Analysts argue that shipping traffic through the Strait of Hormuz is unlikely to swiftly return to pre-war levels, even after a pickup in activity following the U.S.-Iran ceasefire agreement, as Tehran seeks to exert leverage over the critical chokepoint.
Strait of Hormuz traffic normalization
Nikos Petrakakos, managing director of investments at Tufton Investment Management, said many shipping companies remain wary of sending vessels back through the key energy chokepoint, citing uncertainty over the peace framework, lingering concerns over sea mines and elevated war-risk insurance premiums.
“Even though there is some more motion going on, in general, we’re nowhere near being back to where it was,” Petrakakos told CNBC’s “Europe Early Edition” on Monday.
International benchmark Brent crude futures were trading at $72.45 per barrel as of 8:42 a.m. ET on Monday, compared to a wartime-high of over $188 per barrel in late April.

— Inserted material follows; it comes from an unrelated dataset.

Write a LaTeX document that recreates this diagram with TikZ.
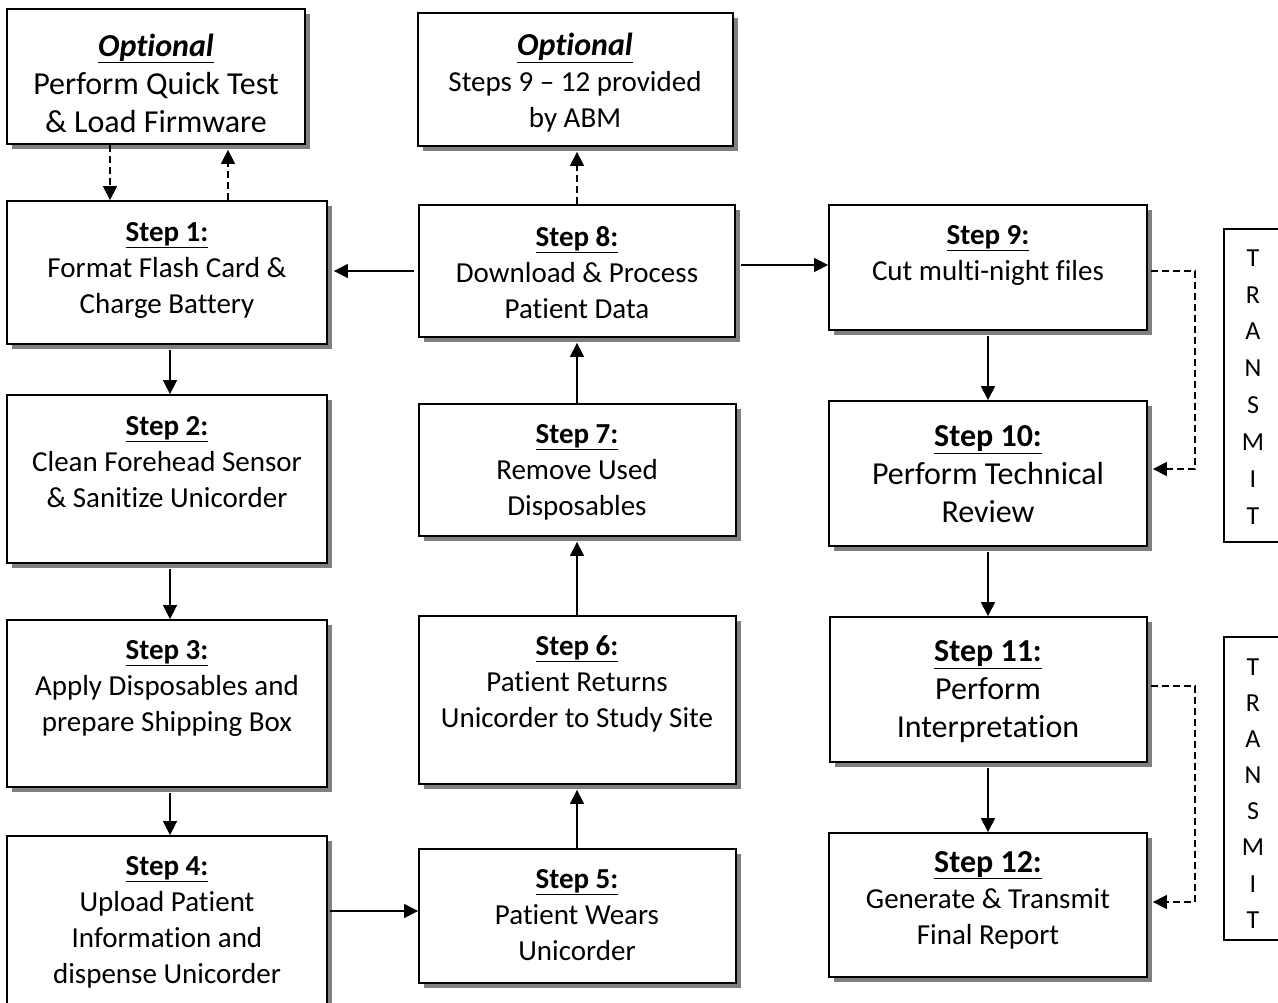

Amrita Sen, founder and director of research at Energy Aspects, said markets may be underestimating how far shipping conditions remain from their pre-war norm.

While vessels that had been trapped are now transiting the Strait, she said the bigger challenge is persuading shippers to send vessels back in. “Shipping costs are incredibly high right now, and you still can’t find enough shippers willing to go back out in there,” Sen told CNBC’s “Squawk Box.”
Sanctions risk a ‘slippery slope’
Strategists say a formal toll system for vessels in the Strait of Hormuz is unlikely to emerge, but they warned that Tehran may continue to push for some degree of control over shipping through the waterway.
Petrakakos said arrangements around possible tolls or coordination with Iran remain largely ad hoc, with most shipping companies avoiding direct engagement because of sanctions risk.
Proper coordination with Iran “is not happening,” he said, describing the issue as a “slippery slope” for companies that could expose themselves to penalties later. Some operators, he added, appear to be taking a more opaque approach, including switching off transponders to obscure vessel locations.
“Before this war, Iran really had no power or say over what goes through the Strait of Hormuz,” Petrakakos said. “That is a status quo that’s changed going forward. I don’t see Iran going back to where it was before.”
Brent crude.
He said Iran will continue trying to push for “some sort of coordination… pretending as if it’s some sort of canal like the Suez Canal or the Panama Canal, and try to have some control over how the vessels pass through.”